Estoy leyendo el Diario de Ana Frank y es increíble cómo me recordó mi etapa adolescente y mi relación con mi madre. Nuestra diferencia es que Ana Frank no tuvo tiempo de vivir la transición de adolescente a adulto. Ni siquiera de conocer a su madre. Yo sí tuve tiempo de conocer a la mía, y estoy feliz por ello.
Me hice amiga de mi madre a la edad en la que Ana cada día aumentaba su recelo hacia ella. Yo aprendí a amar a mi madre en el momento que pude convertirme en su amiga, o quizás en el momento en que le permití entrar a mi mundo. Soy amiga de mi madre, aunque ya la diferencia generacional pese sobre ambas; a pesar de que no entienda el modo diferente de asumir responsabilidades y preocupaciones y le cueste comprender nuestras diferencias tal como vemos el mundo: de manera distinta.
Sigo amando a mi madre, a pesar de que todavía no sea capaz de comprender que envejece, rápido, sin tiempo para rectificar. Sigo amando a mi madre, aun cuando ella no comprenda que el valor del regaño debe tener un sabor a “te amo”.
Amo a mi madre sin peros. Amo la manera de apoyarme, por más que esté equivocada. Amo la dulzura de sus acciones o el mal sabor de sus palabras, incluso cuando es preciso. Amo su irritación y odio ante aquellos que me hacen y quieren mal. Amo sus verdades dichas sin pedir permiso y sin hipocresía. Su empeño de despertarme de un sueño que no tiene futuro. Amo cuando sin saberlo me da lecciones de vida, cuando me enseña a ser mejor persona. Amo esos detalles que la hacen única.

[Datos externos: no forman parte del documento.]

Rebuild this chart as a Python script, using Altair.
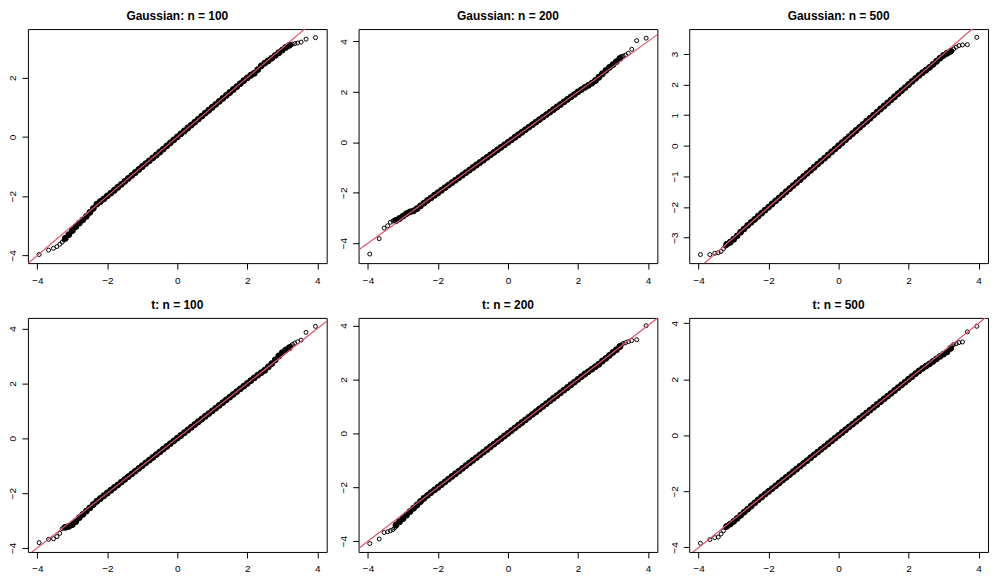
import altair as alt
import pandas as pd

# theoretical quantiles (shared x positions)
band_q = [-3.2, -3.1, -3.0, -2.9, -2.8, -2.7, -2.6, -2.5, -2.4, -2.3, -2.2, -2.1, -2.0,
          -1.9, -1.8, -1.7, -1.6, -1.5, -1.4, -1.3, -1.2, -1.1, -1.0,
          -0.9, -0.8, -0.7, -0.6, -0.5, -0.4, -0.3, -0.2, -0.1, 0.0,
          0.1, 0.2, 0.3, 0.4, 0.5, 0.6, 0.7, 0.8, 0.9,
          1.0, 1.1, 1.2, 1.3, 1.4, 1.5, 1.6, 1.7, 1.8, 1.9,
          2.0, 2.1, 2.2, 2.3, 2.4, 2.5, 2.6, 2.7, 2.8, 2.9, 3.0, 3.1, 3.2]
tail_lo_q = [-3.95, -3.68, -3.54, -3.44, -3.36, -3.29, -3.24]
tail_hi_q = [3.24, 3.29, 3.36, 3.44, 3.54, 3.68, 3.95]

titles = ["Gaussian: n = 100", "Gaussian: n = 200", "Gaussian: n = 500",
          "t: n = 100", "t: n = 200", "t: n = 500"]

# sample quantiles
g100_lo = [-3.97, -3.82, -3.76, -3.70, -3.62, -3.55, -3.48]
g100_band = [-3.42, -3.30, -3.16, -3.03, -2.91, -2.80, -2.68, -2.55, -2.41, -2.27, -2.18, -2.09, -1.99,
             -1.90, -1.80, -1.70, -1.60, -1.50, -1.40, -1.30, -1.20, -1.10, -1.00,
             -0.90, -0.81, -0.71, -0.61, -0.51, -0.41, -0.30, -0.20, -0.10, 0.00,
             0.10, 0.20, 0.30, 0.40, 0.50, 0.60, 0.70, 0.80, 0.90,
             1.00, 1.10, 1.20, 1.30, 1.40, 1.50, 1.60, 1.70, 1.80, 1.90,
             1.99, 2.08, 2.15, 2.27, 2.40, 2.49, 2.57, 2.66, 2.75, 2.84, 2.93, 3.02, 3.09]
g100_hi = [3.11, 3.13, 3.15, 3.17, 3.20, 3.30, 3.35]

g200_lo = [-4.43, -3.82, -3.40, -3.31, -3.17, -3.12, -3.08]
g200_band = [-3.10, -3.02, -2.93, -2.83, -2.76, -2.72, -2.63, -2.52, -2.41, -2.30, -2.20, -2.10, -2.00,
             -1.90, -1.80, -1.70, -1.60, -1.50, -1.40, -1.30, -1.20, -1.10, -1.00,
             -0.90, -0.80, -0.70, -0.60, -0.50, -0.40, -0.30, -0.20, -0.10, 0.00,
             0.10, 0.20, 0.30, 0.40, 0.50, 0.60, 0.70, 0.80, 0.90,
             1.00, 1.10, 1.20, 1.30, 1.40, 1.50, 1.60, 1.70, 1.80, 1.90,
             2.00, 2.09, 2.18, 2.26, 2.35, 2.45, 2.58, 2.72, 2.85, 2.97, 3.08, 3.20, 3.33]
g200_hi = [3.40, 3.42, 3.46, 3.53, 3.69, 4.03, 4.13]

g500_lo = [-3.55, -3.55, -3.51, -3.49, -3.45, -3.36, -3.28]
g500_band = [-3.22, -3.15, -3.05, -2.94, -2.82, -2.71, -2.60, -2.50, -2.40, -2.30, -2.20, -2.10, -2.00,
             -1.90, -1.80, -1.70, -1.60, -1.50, -1.40, -1.30, -1.20, -1.10, -1.00,
             -0.90, -0.80, -0.70, -0.60, -0.50, -0.40, -0.30, -0.20, -0.10, 0.00,
             0.10, 0.20, 0.30, 0.40, 0.50, 0.60, 0.70, 0.80, 0.90,
             1.00, 1.10, 1.20, 1.30, 1.40, 1.50, 1.60, 1.70, 1.80, 1.90,
             2.00, 2.10, 2.20, 2.30, 2.39, 2.47, 2.56, 2.66, 2.76, 2.86, 2.95, 3.02, 3.08]
g500_hi = [3.10, 3.16, 3.22, 3.27, 3.29, 3.30, 3.54]

t100_lo = [-3.81, -3.69, -3.67, -3.59, -3.47, -3.30, -3.27]
t100_band = [-3.25, -3.22, -3.15, -3.04, -2.90, -2.78, -2.66, -2.54, -2.42, -2.30, -2.20, -2.10, -2.00,
             -1.90, -1.80, -1.70, -1.60, -1.50, -1.40, -1.30, -1.20, -1.10, -1.00,
             -0.90, -0.80, -0.70, -0.60, -0.50, -0.40, -0.30, -0.20, -0.10, 0.00,
             0.10, 0.20, 0.30, 0.40, 0.50, 0.60, 0.70, 0.80, 0.90,
             1.00, 1.10, 1.20, 1.30, 1.40, 1.50, 1.60, 1.70, 1.80, 1.90,
             2.00, 2.10, 2.20, 2.30, 2.39, 2.48, 2.60, 2.72, 2.86, 3.00, 3.12, 3.22, 3.30]
t100_hi = [3.36, 3.42, 3.47, 3.52, 3.58, 3.86, 4.08]

t200_lo = [-4.09, -3.92, -3.68, -3.65, -3.61, -3.57, -3.51]
t200_band = [-3.40, -3.28, -3.16, -3.03, -2.90, -2.78, -2.66, -2.53, -2.41, -2.30, -2.20, -2.10, -2.00,
             -1.90, -1.80, -1.70, -1.60, -1.50, -1.40, -1.30, -1.20, -1.10, -1.00,
             -0.90, -0.80, -0.70, -0.60, -0.50, -0.40, -0.30, -0.20, -0.10, 0.00,
             0.10, 0.20, 0.30, 0.40, 0.50, 0.60, 0.70, 0.80, 0.90,
             1.00, 1.10, 1.20, 1.30, 1.40, 1.50, 1.60, 1.70, 1.80, 1.90,
             2.00, 2.10, 2.20, 2.29, 2.38, 2.47, 2.56, 2.68, 2.78, 2.89, 3.00, 3.10, 3.22]
t200_hi = [3.28, 3.33, 3.36, 3.40, 3.44, 3.47, 3.99]

t500_lo = [-3.85, -3.72, -3.65, -3.63, -3.52, -3.40, -3.30]
t500_band = [-3.25, -3.17, -3.07, -2.96, -2.85, -2.74, -2.63, -2.52, -2.41, -2.30, -2.20, -2.10, -2.00,
             -1.90, -1.80, -1.70, -1.60, -1.50, -1.40, -1.30, -1.20, -1.10, -1.00,
             -0.90, -0.80, -0.70, -0.60, -0.50, -0.40, -0.30, -0.20, -0.10, 0.00,
             0.10, 0.20, 0.30, 0.40, 0.50, 0.60, 0.70, 0.80, 0.90,
             1.00, 1.10, 1.20, 1.30, 1.40, 1.50, 1.60, 1.70, 1.80, 1.90,
             2.00, 2.10, 2.20, 2.30, 2.39, 2.47, 2.55, 2.64, 2.73, 2.82, 2.90, 2.98, 3.10]
t500_hi = [3.18, 3.24, 3.27, 3.31, 3.33, 3.69, 3.89]

x_ticks = [-4, -2, 0, 2, 4]
y_ticks = [[-4, -2, 0, 2], [-4, -2, 0, 2, 4], [-3, -2, -1, 0, 1, 2, 3],
           [-4, -2, 0, 2, 4], [-4, -2, 0, 2, 4], [-4, -2, 0, 2, 4]]
x_domain = [-4.27, 4.27]
y_domains = [[-4.26, 3.64], [-4.79, 4.49], [-3.83, 3.81],
             [-4.15, 4.39], [-4.40, 4.28], [-4.16, 4.19]]

# reference line y = intercept + slope * x
line_intercept = 0.0
line_slope = 1.0

LINE_RED = "#DF536B"
FONT = "Liberation Sans"
W, H = 300, 235

los = [g100_lo, g200_lo, g500_lo, t100_lo, t200_lo, t500_lo]
bands = [g100_band, g200_band, g500_band, t100_band, t200_band, t500_band]
his = [g100_hi, g200_hi, g500_hi, t100_hi, t200_hi, t500_hi]


def panel(i):
    assert len(bands[i]) == len(band_q)
    band_df = pd.DataFrame({"q": band_q, "s": bands[i]})
    tail_df = pd.DataFrame({"q": tail_lo_q + tail_hi_q, "s": los[i] + his[i]})
    line_df = pd.DataFrame({"q": x_domain,
                            "s": [line_intercept + line_slope * v for v in x_domain]})
    x = alt.X("q:Q", scale=alt.Scale(domain=x_domain, nice=False, zero=False),
              axis=alt.Axis(values=x_ticks, title=None, labelPadding=6))
    y = alt.Y("s:Q", scale=alt.Scale(domain=y_domains[i], nice=False, zero=False),
              axis=alt.Axis(values=y_ticks[i], title=None, labelAngle=270,
                            labelAlign="center", labelBaseline="bottom",
                            labelPadding=4))
    band = alt.Chart(band_df).mark_point(shape="circle", filled=True, size=32,
                                         fill="black", stroke="black", strokeWidth=1.2,
                                         opacity=1, clip=True).encode(x=x, y=y)
    tails = alt.Chart(tail_df).mark_point(shape="circle", filled=False, size=16,
                                          stroke="black", strokeWidth=1,
                                          opacity=1, clip=True).encode(x=x, y=y)
    line = alt.Chart(line_df).mark_line(color=LINE_RED, strokeWidth=1.2,
                                        clip=True).encode(x=x, y=y)
    return alt.layer(band, tails, line).properties(
        width=W, height=H, title=alt.TitleParams(titles[i]))


chart = alt.concat(
    *[panel(i) for i in range(6)], columns=3,
    spacing={"row": 55, "column": 32}, bounds="flush"
).resolve_scale(
    x="independent", y="independent"
).properties(
    padding={"left": -1, "top": 0, "right": 0, "bottom": 0}
).configure_view(
    stroke="black", strokeWidth=1
).configure_axis(
    domain=False, grid=False, ticks=True, tickColor="black", tickSize=6, tickWidth=1,
    labelFont=FONT, labelFontSize=10, labelColor="black"
).configure_title(
    font=FONT, fontSize=12, fontWeight="bold", color="black", anchor="middle", offset=6
)

chart.save("out.html", embed_options={"renderer": "svg", "actions": False})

Amo su sonrisa infantil cuando soy pícara y su sufrimiento cuando ve mi tiempo desperdiciado. Amo los timbres de su voz cuando está alegre o molesta, cuando se desvela pensando en los problemas de otros. Amo cuando su instinto le gana. Las grietas de su frente cuando algo le preocupa o le provoca risa. Cuando esconde el dolor para no hacerme sufrir. Amo cada momento con ella, cada beso de despedida y cada saludo en la mañana. Amo a esa mujer orgullosa, a esa mujer que es mi Madre.